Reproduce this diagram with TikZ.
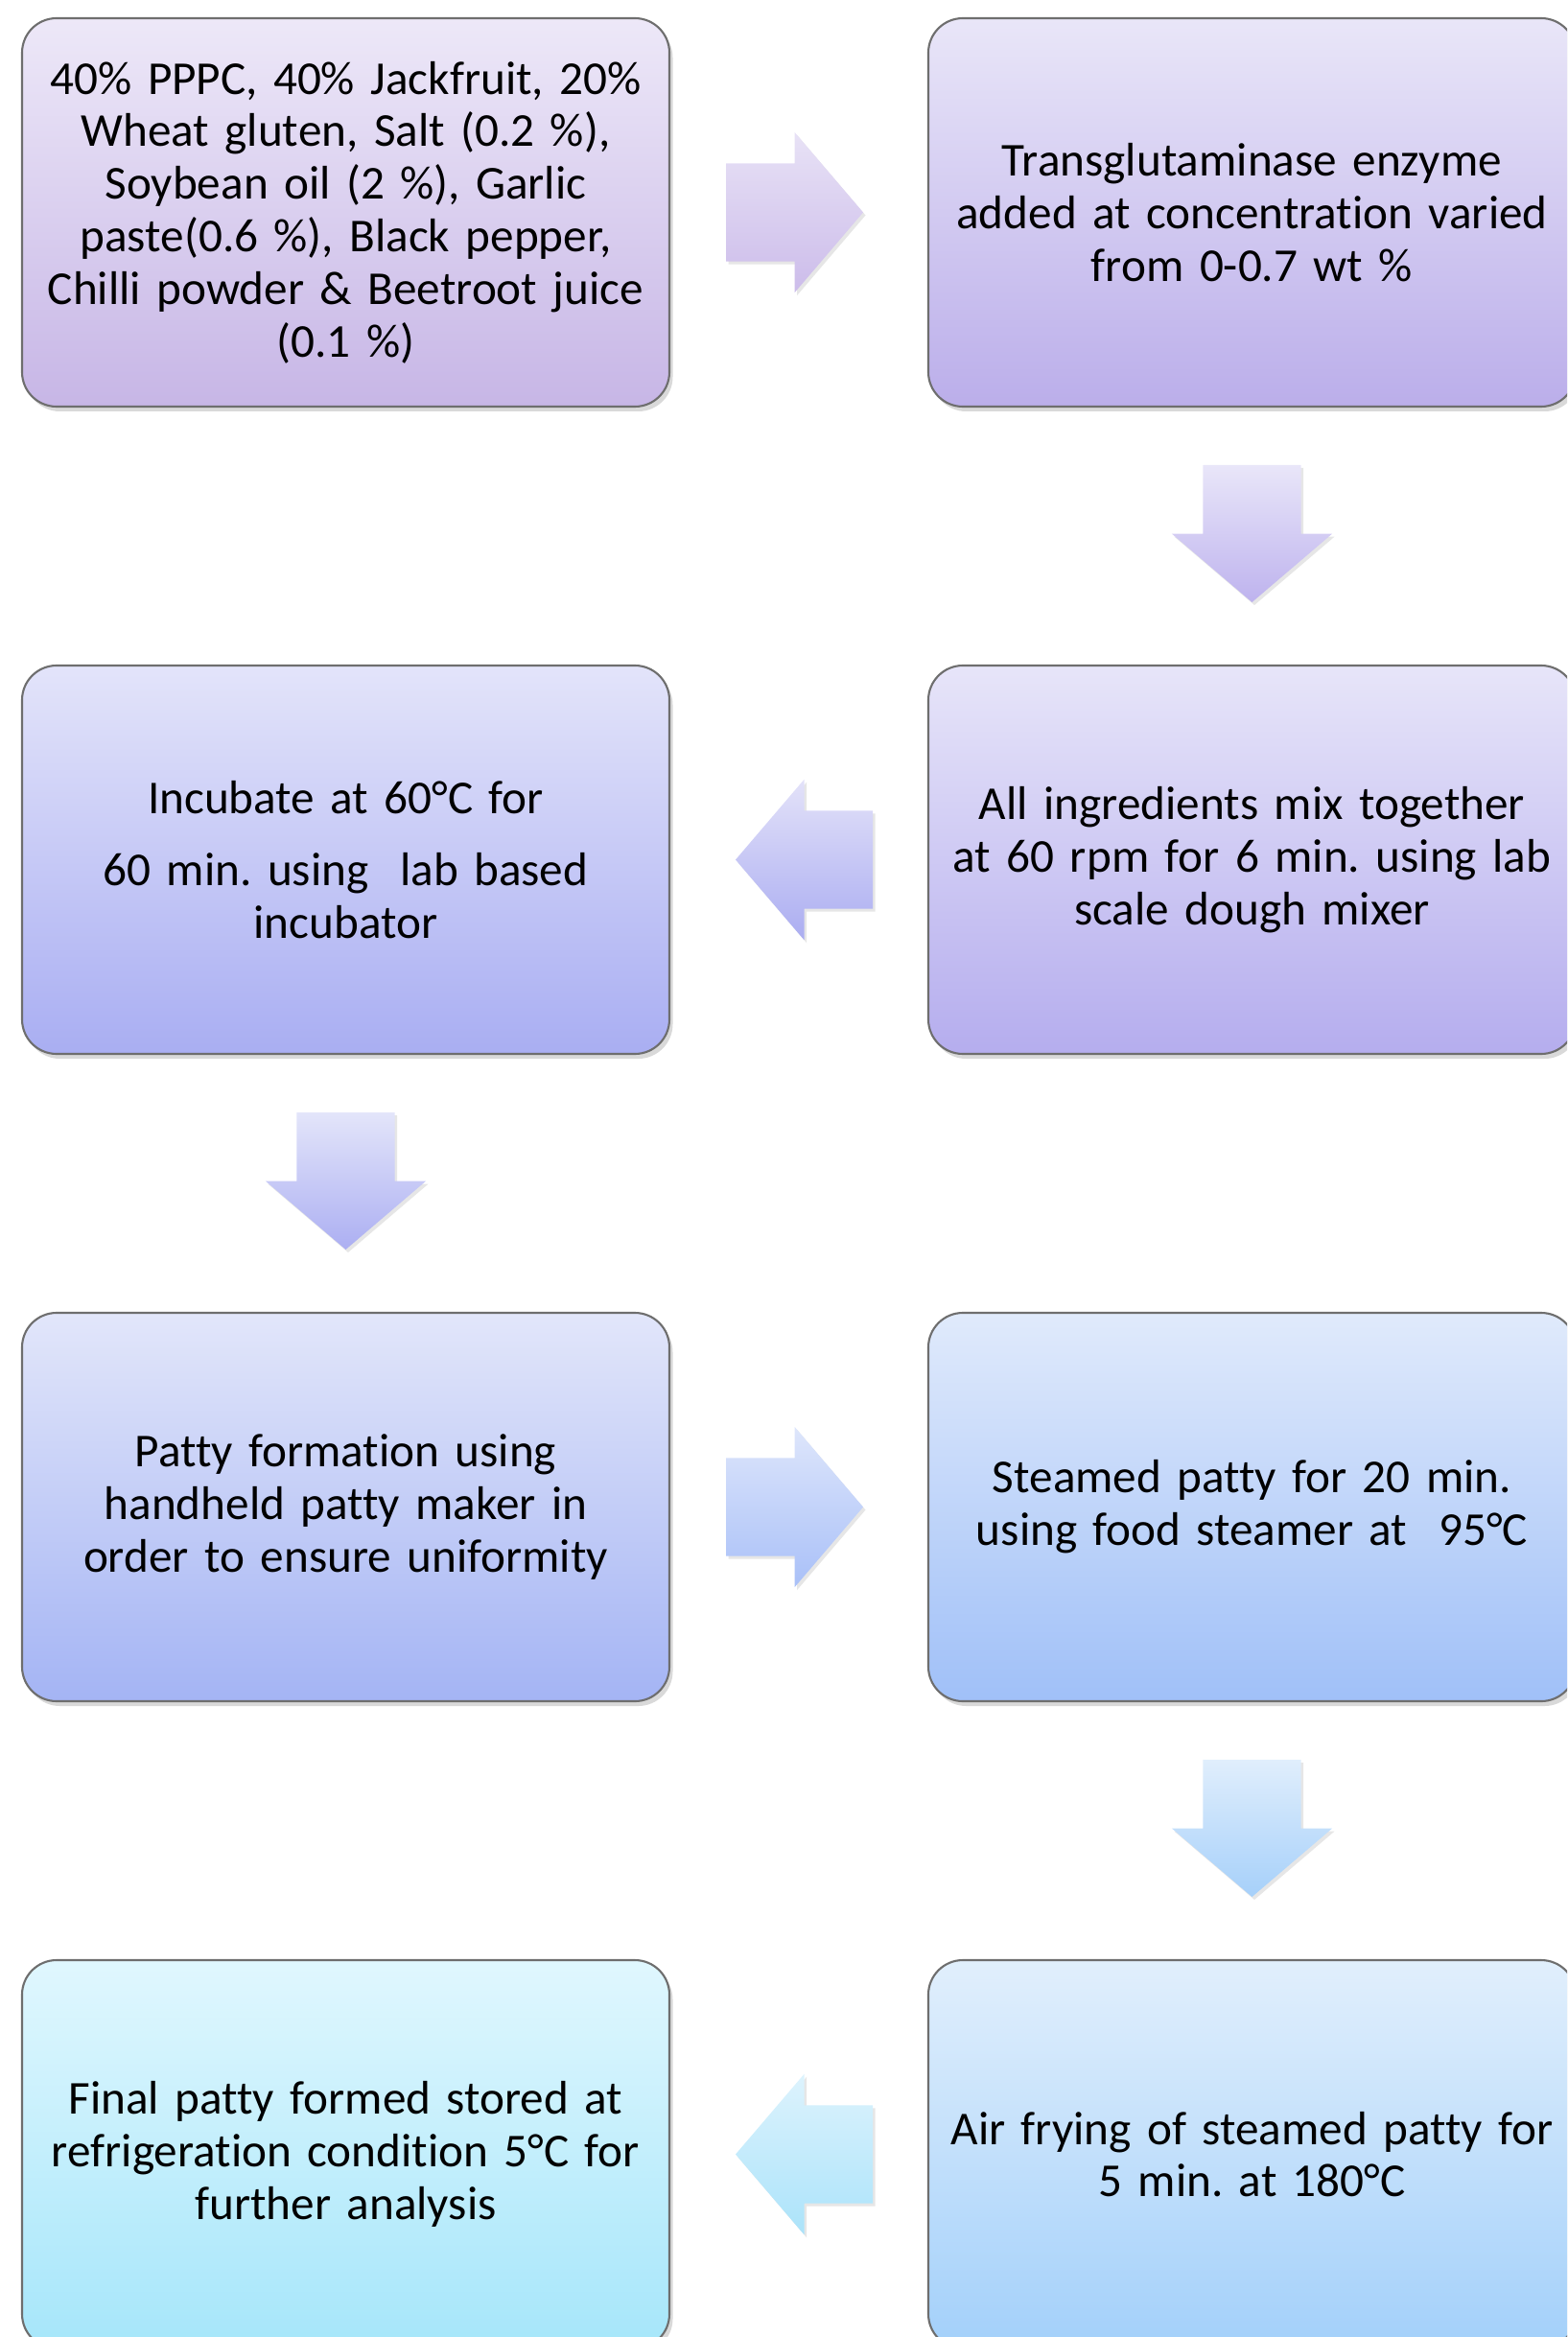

====================

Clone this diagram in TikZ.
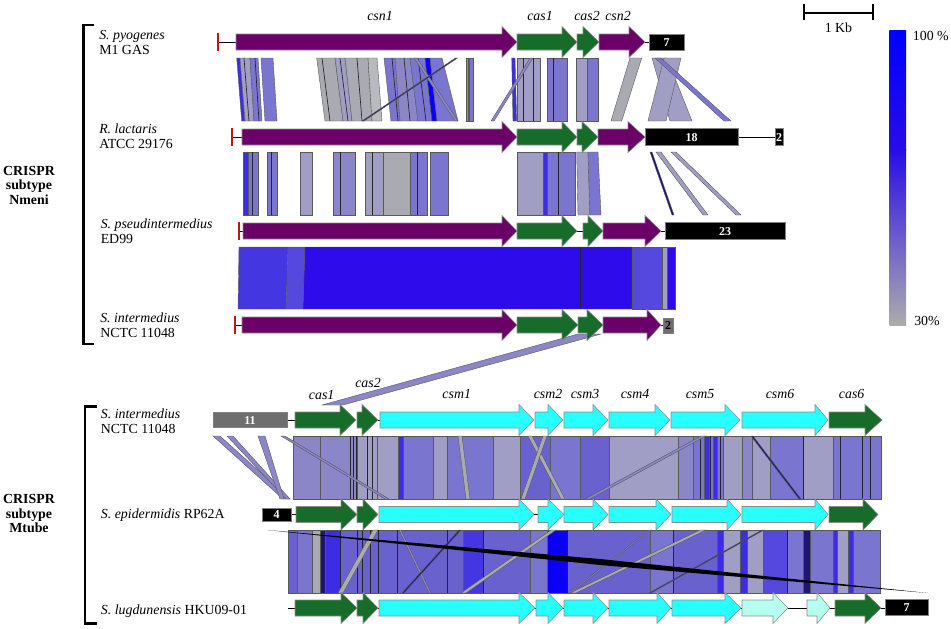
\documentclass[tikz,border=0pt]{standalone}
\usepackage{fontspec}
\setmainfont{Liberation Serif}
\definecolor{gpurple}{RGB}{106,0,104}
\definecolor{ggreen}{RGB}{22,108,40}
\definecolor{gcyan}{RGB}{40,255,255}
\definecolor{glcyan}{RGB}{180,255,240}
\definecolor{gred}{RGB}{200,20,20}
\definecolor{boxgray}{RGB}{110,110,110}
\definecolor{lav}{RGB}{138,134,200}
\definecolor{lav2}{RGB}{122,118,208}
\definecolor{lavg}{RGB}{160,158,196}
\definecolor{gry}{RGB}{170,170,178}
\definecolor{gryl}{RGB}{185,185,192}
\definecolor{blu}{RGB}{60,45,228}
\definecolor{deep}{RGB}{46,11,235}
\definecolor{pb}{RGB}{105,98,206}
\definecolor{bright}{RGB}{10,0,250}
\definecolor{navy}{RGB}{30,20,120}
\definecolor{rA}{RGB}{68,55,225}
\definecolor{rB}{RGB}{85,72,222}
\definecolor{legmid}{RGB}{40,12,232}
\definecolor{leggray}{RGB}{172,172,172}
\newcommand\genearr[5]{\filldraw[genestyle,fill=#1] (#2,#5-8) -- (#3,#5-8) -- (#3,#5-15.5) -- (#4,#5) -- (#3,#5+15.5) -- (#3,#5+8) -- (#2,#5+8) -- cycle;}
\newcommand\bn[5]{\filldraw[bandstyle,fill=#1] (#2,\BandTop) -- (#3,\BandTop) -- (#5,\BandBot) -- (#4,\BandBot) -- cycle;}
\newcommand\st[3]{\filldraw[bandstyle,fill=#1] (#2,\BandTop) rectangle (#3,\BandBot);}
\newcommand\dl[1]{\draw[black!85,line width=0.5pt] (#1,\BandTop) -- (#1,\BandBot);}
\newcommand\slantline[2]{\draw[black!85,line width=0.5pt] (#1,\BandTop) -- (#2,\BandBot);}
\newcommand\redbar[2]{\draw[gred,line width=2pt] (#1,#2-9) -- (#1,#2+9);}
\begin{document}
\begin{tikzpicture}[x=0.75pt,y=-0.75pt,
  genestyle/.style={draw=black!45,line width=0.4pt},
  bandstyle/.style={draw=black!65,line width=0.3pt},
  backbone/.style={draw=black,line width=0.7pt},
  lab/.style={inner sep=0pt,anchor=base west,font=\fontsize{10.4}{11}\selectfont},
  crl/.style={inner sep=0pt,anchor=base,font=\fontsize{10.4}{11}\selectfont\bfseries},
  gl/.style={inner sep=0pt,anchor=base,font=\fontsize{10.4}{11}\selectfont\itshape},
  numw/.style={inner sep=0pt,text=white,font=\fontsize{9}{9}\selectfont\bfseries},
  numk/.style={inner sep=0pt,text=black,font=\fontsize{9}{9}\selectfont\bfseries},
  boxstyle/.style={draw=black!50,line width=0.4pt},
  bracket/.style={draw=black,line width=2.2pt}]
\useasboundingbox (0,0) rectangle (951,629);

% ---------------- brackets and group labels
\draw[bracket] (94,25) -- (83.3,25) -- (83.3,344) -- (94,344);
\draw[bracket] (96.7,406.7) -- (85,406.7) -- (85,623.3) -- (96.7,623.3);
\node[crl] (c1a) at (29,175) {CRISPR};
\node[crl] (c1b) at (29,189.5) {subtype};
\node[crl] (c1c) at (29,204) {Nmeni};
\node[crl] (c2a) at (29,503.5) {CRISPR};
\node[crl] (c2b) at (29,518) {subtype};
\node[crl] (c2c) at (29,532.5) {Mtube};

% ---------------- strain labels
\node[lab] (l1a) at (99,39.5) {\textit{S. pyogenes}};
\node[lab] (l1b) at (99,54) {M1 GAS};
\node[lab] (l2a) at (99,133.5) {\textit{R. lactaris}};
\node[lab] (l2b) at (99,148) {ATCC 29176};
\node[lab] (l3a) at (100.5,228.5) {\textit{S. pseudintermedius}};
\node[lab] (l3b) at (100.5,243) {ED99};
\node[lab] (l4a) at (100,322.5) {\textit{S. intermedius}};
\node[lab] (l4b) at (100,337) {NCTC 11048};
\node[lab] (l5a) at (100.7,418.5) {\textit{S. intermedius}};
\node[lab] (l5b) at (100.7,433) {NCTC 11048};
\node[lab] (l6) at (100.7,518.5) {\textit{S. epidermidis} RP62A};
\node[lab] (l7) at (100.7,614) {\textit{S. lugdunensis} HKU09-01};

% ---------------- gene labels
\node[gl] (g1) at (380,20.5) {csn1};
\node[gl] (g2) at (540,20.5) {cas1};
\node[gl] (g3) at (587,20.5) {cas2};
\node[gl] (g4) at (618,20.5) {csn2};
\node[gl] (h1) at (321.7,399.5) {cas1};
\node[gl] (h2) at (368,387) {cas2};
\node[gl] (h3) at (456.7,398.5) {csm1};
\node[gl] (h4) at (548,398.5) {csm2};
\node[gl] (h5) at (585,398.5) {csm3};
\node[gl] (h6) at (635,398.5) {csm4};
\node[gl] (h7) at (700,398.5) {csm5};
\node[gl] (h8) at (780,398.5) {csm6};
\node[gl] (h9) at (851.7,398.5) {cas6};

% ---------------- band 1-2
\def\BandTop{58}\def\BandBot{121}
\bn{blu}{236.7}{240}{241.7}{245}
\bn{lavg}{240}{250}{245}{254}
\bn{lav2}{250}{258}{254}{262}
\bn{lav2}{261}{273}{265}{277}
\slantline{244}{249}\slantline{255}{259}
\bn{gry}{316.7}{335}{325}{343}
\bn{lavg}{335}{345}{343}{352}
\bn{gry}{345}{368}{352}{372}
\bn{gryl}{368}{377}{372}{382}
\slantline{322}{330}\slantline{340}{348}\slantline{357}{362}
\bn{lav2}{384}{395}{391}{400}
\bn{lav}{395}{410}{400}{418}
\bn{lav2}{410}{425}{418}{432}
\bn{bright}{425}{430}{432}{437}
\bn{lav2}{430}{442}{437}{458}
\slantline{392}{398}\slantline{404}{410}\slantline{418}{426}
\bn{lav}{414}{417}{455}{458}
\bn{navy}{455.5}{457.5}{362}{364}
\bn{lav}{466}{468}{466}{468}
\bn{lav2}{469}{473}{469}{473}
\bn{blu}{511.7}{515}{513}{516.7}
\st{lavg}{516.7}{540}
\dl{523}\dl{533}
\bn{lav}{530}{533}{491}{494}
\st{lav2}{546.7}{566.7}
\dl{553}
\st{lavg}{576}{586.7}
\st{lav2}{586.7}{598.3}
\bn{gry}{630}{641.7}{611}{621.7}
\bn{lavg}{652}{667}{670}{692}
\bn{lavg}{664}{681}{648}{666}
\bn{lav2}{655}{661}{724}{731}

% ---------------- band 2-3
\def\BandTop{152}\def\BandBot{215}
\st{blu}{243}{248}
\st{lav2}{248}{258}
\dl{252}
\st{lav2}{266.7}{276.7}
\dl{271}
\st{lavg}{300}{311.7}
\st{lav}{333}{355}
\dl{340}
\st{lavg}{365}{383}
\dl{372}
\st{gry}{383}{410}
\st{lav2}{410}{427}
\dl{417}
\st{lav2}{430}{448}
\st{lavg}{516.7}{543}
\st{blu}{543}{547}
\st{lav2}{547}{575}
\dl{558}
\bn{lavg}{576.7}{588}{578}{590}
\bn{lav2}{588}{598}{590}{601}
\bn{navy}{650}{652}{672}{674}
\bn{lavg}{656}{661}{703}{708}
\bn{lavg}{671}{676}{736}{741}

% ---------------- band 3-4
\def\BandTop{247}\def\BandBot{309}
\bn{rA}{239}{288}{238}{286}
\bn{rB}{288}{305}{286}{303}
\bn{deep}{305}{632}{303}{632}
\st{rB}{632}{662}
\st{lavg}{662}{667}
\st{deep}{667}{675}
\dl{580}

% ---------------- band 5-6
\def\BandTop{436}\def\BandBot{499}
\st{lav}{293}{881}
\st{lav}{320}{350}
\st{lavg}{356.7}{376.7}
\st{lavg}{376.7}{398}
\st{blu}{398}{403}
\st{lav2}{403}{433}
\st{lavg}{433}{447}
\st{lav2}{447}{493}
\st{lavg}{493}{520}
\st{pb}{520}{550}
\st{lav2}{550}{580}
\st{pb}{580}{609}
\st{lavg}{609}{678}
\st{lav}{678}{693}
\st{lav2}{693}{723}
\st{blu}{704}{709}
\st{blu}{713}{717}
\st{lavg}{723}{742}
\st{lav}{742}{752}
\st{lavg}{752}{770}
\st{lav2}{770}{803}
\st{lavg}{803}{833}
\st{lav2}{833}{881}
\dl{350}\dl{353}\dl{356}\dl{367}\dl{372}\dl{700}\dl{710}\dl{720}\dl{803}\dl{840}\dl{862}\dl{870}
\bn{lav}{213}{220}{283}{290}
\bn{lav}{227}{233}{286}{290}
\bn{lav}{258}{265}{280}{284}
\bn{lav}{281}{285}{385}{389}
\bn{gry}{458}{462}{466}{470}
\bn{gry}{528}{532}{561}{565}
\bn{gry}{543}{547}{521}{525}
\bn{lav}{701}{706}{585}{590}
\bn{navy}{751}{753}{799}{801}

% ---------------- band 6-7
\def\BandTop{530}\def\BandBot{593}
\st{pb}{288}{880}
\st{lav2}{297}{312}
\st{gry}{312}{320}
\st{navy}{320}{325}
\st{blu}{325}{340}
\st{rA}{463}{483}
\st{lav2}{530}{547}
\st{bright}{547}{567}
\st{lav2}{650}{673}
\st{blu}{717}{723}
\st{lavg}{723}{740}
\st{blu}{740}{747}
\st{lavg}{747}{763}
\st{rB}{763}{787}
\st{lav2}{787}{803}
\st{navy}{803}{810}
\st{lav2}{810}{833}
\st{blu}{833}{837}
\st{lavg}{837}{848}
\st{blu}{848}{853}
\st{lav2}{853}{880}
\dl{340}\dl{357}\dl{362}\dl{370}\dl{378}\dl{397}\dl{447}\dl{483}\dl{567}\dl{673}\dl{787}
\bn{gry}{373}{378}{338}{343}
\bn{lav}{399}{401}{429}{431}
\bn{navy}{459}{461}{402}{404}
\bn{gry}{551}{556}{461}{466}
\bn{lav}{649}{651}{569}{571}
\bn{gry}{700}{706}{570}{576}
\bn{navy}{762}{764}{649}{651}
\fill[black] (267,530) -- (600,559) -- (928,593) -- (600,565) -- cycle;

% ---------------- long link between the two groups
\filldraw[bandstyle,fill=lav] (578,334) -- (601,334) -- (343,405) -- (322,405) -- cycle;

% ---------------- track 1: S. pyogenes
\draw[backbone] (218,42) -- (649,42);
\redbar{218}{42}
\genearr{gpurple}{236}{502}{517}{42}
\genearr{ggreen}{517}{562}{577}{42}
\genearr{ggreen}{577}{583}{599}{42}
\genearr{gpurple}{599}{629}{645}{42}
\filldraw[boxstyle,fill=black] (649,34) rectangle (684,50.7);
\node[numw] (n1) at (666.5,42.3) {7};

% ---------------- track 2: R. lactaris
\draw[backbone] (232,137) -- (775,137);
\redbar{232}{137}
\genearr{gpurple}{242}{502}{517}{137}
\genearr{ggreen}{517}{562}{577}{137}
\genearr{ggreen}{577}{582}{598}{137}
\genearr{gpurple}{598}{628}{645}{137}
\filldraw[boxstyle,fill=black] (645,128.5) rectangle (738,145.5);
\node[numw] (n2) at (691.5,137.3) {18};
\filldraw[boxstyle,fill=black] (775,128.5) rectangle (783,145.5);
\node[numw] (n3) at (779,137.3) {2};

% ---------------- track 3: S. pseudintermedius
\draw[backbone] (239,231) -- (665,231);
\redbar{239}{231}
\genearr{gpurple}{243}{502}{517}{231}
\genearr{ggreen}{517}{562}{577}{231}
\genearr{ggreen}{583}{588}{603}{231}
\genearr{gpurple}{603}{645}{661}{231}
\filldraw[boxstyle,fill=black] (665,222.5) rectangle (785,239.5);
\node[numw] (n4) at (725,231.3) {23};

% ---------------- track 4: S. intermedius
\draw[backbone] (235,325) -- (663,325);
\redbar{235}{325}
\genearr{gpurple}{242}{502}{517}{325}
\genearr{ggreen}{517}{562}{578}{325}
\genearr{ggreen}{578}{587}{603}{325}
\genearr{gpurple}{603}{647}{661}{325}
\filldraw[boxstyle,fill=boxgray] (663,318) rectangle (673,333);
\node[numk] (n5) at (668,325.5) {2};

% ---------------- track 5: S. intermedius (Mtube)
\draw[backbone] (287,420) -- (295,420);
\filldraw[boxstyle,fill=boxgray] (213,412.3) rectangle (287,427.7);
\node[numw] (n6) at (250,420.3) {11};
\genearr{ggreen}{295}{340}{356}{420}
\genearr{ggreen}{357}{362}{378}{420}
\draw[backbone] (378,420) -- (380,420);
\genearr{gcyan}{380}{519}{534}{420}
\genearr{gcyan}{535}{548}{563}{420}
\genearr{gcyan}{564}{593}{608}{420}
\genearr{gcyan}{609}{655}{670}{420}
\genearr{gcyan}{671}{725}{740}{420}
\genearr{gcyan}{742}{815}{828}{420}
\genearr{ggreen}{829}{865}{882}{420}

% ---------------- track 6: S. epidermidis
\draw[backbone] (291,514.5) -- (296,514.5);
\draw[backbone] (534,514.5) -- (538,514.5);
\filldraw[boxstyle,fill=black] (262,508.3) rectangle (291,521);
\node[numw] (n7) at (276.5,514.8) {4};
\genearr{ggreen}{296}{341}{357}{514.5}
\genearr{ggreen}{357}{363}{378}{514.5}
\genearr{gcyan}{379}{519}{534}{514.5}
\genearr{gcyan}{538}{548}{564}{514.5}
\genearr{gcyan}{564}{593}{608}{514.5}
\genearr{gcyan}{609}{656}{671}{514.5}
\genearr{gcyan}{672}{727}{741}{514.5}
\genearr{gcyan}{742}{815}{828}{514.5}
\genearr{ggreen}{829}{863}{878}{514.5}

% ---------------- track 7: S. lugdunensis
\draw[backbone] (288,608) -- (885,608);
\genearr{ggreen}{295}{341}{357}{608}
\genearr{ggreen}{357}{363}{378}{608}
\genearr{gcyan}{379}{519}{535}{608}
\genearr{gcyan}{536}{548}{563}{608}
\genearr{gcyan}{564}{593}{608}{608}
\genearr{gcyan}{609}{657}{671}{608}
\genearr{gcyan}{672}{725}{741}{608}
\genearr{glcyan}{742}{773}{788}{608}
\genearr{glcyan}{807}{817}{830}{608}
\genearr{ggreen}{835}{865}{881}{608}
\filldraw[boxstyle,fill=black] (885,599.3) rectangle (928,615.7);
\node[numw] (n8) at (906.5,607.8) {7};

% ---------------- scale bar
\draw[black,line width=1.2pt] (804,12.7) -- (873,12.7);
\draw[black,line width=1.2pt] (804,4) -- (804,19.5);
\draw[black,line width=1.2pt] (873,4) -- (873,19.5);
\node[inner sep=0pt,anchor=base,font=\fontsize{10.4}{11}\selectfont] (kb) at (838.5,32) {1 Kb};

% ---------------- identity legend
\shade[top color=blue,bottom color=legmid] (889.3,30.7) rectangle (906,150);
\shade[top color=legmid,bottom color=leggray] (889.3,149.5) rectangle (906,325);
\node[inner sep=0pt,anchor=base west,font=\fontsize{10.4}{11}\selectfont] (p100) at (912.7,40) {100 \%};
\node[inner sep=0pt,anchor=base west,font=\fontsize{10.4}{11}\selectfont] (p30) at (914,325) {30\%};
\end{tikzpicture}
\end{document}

====================

• _Aim_:
Gather, from the listing above, every line carrying the word "diagram".

• _Task solution_:
Reproduce this diagram with TikZ.
Clone this diagram in TikZ.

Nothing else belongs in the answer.